-- start --

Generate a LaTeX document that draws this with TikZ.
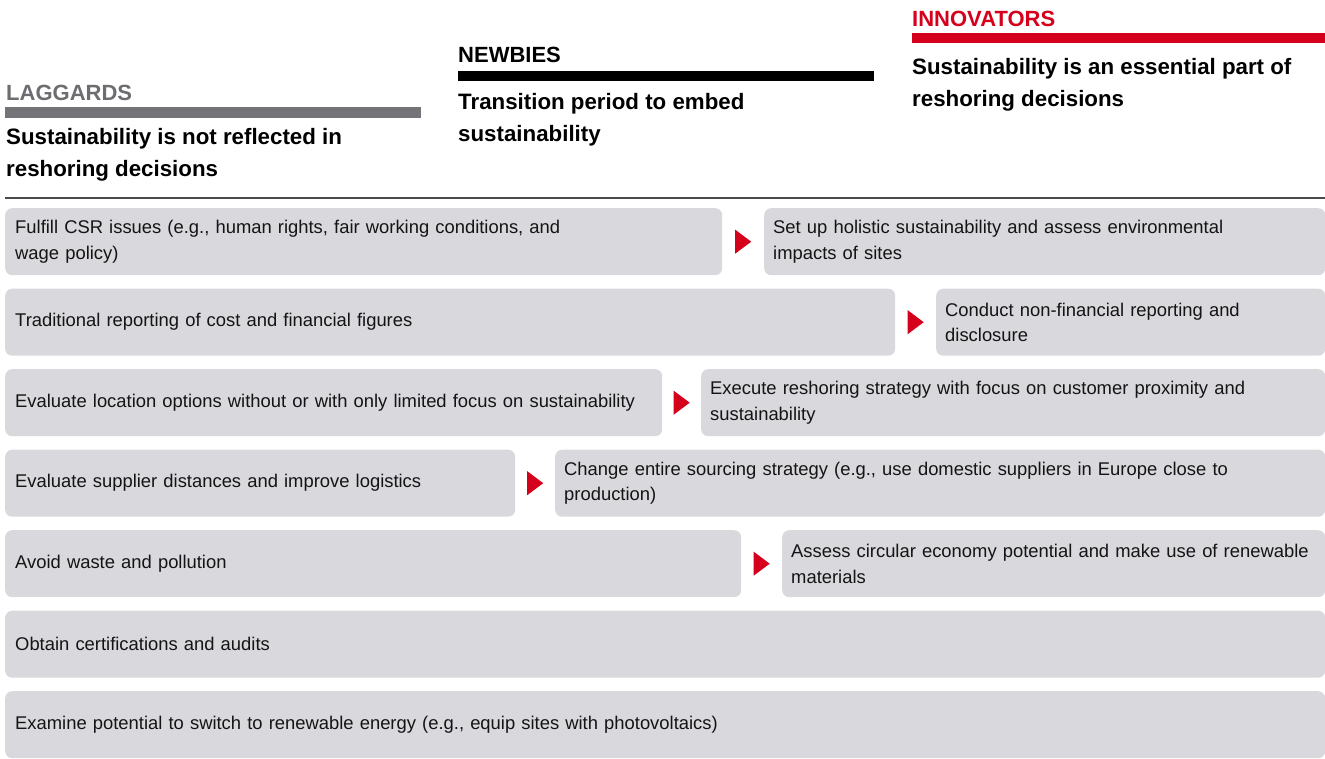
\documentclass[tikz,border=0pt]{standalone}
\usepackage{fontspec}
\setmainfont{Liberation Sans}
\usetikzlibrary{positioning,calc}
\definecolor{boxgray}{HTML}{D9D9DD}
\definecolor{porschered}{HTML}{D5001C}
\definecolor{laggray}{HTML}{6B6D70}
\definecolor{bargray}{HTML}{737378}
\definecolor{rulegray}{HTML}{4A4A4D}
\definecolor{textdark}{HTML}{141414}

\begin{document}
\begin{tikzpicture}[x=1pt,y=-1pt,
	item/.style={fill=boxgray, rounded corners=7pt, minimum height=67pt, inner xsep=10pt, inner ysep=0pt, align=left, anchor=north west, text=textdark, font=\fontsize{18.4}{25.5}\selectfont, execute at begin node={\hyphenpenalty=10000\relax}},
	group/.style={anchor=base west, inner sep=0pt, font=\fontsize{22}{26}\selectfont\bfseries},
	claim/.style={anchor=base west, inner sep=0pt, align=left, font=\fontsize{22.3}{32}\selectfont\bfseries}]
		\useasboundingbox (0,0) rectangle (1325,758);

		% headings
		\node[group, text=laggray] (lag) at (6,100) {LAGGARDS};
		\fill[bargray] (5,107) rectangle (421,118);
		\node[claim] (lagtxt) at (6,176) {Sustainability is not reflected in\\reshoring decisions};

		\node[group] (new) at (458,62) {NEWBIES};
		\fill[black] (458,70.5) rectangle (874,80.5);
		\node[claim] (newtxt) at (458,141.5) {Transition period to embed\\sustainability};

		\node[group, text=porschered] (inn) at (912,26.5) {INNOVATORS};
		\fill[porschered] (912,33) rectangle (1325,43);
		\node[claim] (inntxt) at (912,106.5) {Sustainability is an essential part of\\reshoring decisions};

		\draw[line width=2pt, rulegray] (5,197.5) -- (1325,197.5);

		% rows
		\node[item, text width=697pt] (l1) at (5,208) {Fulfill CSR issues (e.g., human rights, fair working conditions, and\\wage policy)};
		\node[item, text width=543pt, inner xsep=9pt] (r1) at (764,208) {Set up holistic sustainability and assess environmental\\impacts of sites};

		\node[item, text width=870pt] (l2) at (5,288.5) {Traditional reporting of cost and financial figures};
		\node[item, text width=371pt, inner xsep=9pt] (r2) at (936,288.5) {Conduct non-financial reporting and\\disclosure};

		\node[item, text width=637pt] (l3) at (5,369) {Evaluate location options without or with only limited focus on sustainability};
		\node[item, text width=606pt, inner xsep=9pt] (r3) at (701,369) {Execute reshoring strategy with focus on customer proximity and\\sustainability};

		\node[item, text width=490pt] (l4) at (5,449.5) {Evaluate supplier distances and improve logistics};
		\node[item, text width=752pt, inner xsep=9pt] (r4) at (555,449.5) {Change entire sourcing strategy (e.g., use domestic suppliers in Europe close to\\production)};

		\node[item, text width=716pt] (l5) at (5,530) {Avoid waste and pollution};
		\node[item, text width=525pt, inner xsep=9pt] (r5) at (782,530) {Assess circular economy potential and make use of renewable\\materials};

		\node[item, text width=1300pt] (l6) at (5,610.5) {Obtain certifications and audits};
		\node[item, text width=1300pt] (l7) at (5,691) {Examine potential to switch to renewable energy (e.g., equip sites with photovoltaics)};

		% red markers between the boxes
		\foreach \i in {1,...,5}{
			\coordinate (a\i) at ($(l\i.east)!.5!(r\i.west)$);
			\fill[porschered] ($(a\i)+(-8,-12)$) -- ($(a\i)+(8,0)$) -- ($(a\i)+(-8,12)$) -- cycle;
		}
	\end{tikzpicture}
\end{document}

-- end --

Written request: Without the pictures, please reproduce each line of the listing above exactly, from the first one through the line bearing "text width=371pt, inner".

Solved exercise:
Generate a LaTeX document that draws this with TikZ.
\documentclass[tikz,border=0pt]{standalone}
\usepackage{fontspec}
\setmainfont{Liberation Sans}
\usetikzlibrary{positioning,calc}
\definecolor{boxgray}{HTML}{D9D9DD}
\definecolor{porschered}{HTML}{D5001C}
\definecolor{laggray}{HTML}{6B6D70}
\definecolor{bargray}{HTML}{737378}
\definecolor{rulegray}{HTML}{4A4A4D}
\definecolor{textdark}{HTML}{141414}

\begin{document}
\begin{tikzpicture}[x=1pt,y=-1pt,
	item/.style={fill=boxgray, rounded corners=7pt, minimum height=67pt, inner xsep=10pt, inner ysep=0pt, align=left, anchor=north west, text=textdark, font=\fontsize{18.4}{25.5}\selectfont, execute at begin node={\hyphenpenalty=10000\relax}},
	group/.style={anchor=base west, inner sep=0pt, font=\fontsize{22}{26}\selectfont\bfseries},
	claim/.style={anchor=base west, inner sep=0pt, align=left, font=\fontsize{22.3}{32}\selectfont\bfseries}]
		\useasboundingbox (0,0) rectangle (1325,758);

		% headings
		\node[group, text=laggray] (lag) at (6,100) {LAGGARDS};
		\fill[bargray] (5,107) rectangle (421,118);
		\node[claim] (lagtxt) at (6,176) {Sustainability is not reflected in\\reshoring decisions};

		\node[group] (new) at (458,62) {NEWBIES};
		\fill[black] (458,70.5) rectangle (874,80.5);
		\node[claim] (newtxt) at (458,141.5) {Transition period to embed\\sustainability};

		\node[group, text=porschered] (inn) at (912,26.5) {INNOVATORS};
		\fill[porschered] (912,33) rectangle (1325,43);
		\node[claim] (inntxt) at (912,106.5) {Sustainability is an essential part of\\reshoring decisions};

		\draw[line width=2pt, rulegray] (5,197.5) -- (1325,197.5);

		% rows
		\node[item, text width=697pt] (l1) at (5,208) {Fulfill CSR issues (e.g., human rights, fair working conditions, and\\wage policy)};
		\node[item, text width=543pt, inner xsep=9pt] (r1) at (764,208) {Set up holistic sustainability and assess environmental\\impacts of sites};

		\node[item, text width=870pt] (l2) at (5,288.5) {Traditional reporting of cost and financial figures};
		\node[item, text width=371pt, inner xsep=9pt] (r2) at (936,288.5) {Conduct non-financial reporting and\\disclosure};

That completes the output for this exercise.